Audrey’s Purple Dream celebrating 10 years
Akeley’s “answer to cancer” – Audrey’s Purple Dream – will once again send purple plungers and fishing lines into icy depths, with proceeds from the 10th annual event benefitting area residents whose lives have been impacted by cancer.
The Saturday, Feb. 14 event on 11th Crow Wing Lake kicks off with fishing tournament registration at 10 a.m., lines dropping at noon. The 10th largest fish wins a grand - $1,000.
Registration for the 2:30 p.m. plunge – the event’s primary fundraiser – begins at 12:30 p.m. with registration forms available online or at T&M Express.
Raffle tickets will be sold for chances to win an Ice Castle fish house valued at $8,900 and a plethora of other goods.
A $2 button purchase throws names in the hat for the $1,000 grand prize and a host of other treasures.
The event culminates at 4:30 p.m. at the Akeley VFW where fishing tournament prizes and awards are present. Button raffle drawings begin at 6 p.m. with a silent auction to follow.
Nate’s Fish (Pidde’s son) will perform live music from 8 p.m. to midnight. The band’s name is derived from Nate netting a six-foot sturgeon, and the ensuing “Have you seen my fish?” being posed on multitudinous occasions.
New this year is a “Paint the Town Purple” through Feb. 14, with residents invited to hang purple lights, make a purple snowman or whatever triggers the imagination.
Judging will be conducted with prizes of $150, $100 and $50 awarded.
Audrey’s Purple Dream is dedicated to the memory of Audrey Faye Pidde, a lifelong resident of Akeley who died in March 2005 after a battle with cancer.

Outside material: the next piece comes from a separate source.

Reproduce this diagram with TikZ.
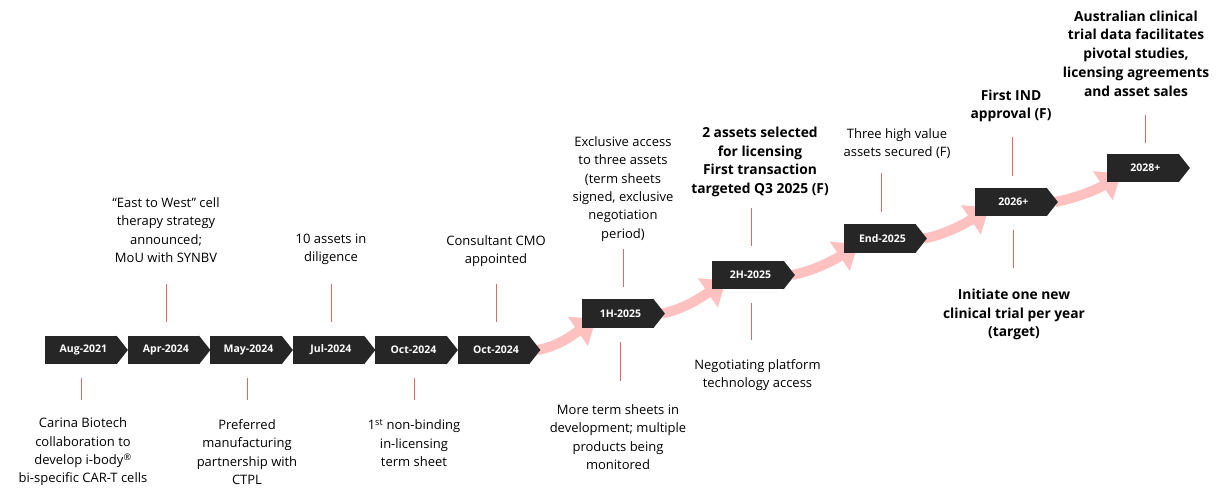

The event’s founder, Melissa ‘Nib’ Niblick, organized the community fundraiser in honor of her friend. One of Pidde’s wishes had been to travel to Alaska; Niblick took on the role of fundraiser to fulfill the dream.
Pidde succumbed to cancer before she could make the journey, and Niblick died of cancer in 2009, but the “dream” lives on.
To date, more than 70 people have been gifted with a total of $64,000 since 2006, Shannah Geimer, Pidde’s daughter, reports.
“Mom would be blown away,” she said of the event’s evolution.
A record 307 fisherfolk dropped lines last year. Two fellows driving through Akeley from California spotted the shenanigans, emptied their pockets and then jumped into the frigid water in their underwear.
The amount raised from the Purple Plunge determines the budget for the coming year. In 2014, 16 people were gifted with $11,050.
Gifts are bequeathed to those living in the Park Rapids, Nevis, Akeley, Laporte and Hackensack area. Applications for assistance are available on the website.
An endowment fund has been established, with the ultimate goal of sustainable funding.
‘Small town, big gift’ This year, Mattie, 19, and Bettsy, 20, Hjelseth will be among those taking the big dip. The Nevis women are honoring their sister, Gretta, 24, who was diagnosed with a malignant brain tumor in late June, undergoing surgery at the Mayo Clinic July 1.
Gretta had just completed her master’s degree in speech language pathology and was three days into her first job in Grand Rapids when a severe headache sent her to the emergency room. She was initially diagnosed with a massive sinus infection but an MRI revealed a brain tumor.
She was to be sent to Duluth for surgery, but after mom, Jodi, conferred with her brother, a doctor, they were bound for the Mayo Clinic.
The Mayo’s head neurosurgeon, Dr. Fredric Meyer, conducted more than six hours of surgery to remove the kiwi-sized tumor in her pineal gland.
Twelve days later, the neuro pathologist confirmed its malignancy.
After surgery, Dr. Meyer told the family he’d had doubts about retrieving the tumor without complications, likening it to a pilot light in a stove. Everything around the tumor was crucial to body functions. A nick would cause a deficit in her body.
But Gretta, albeit missing her head of hair, is recovering remarkably. The tumor has not affected her memory or brain function.
“We’re so fortunate,” Jodi said.
Nevis graduate/Mayo neuro oncologist Dr. Derek Johnson, learning of Gretta’s town of origin, expedited the radiation treatments, and subsequently buoyed her spirits.
“It’s not terminal,” he encouraged. “Fight this. I’ll be seeing you for the next 10 years,” he said of the ongoing MRIs.
Meanwhile, back on home turf, one of Jodi’s fellow nurses at Cass County Public Health and an Akeley resident, Anne Marie Nelson, completed paperwork for an APD gift.
Within days, a “generous” check arrived in the mail, to help with the cost of travel to Mayo.
“It was amazing,” Gretta said of support from mostly anonymous benefactors. “A small town, a big gift.”
She headed back to work in late January.
While Mattie and Bettsy will take the plunge to raise funds for APD, Joni will be picking up knitting needles.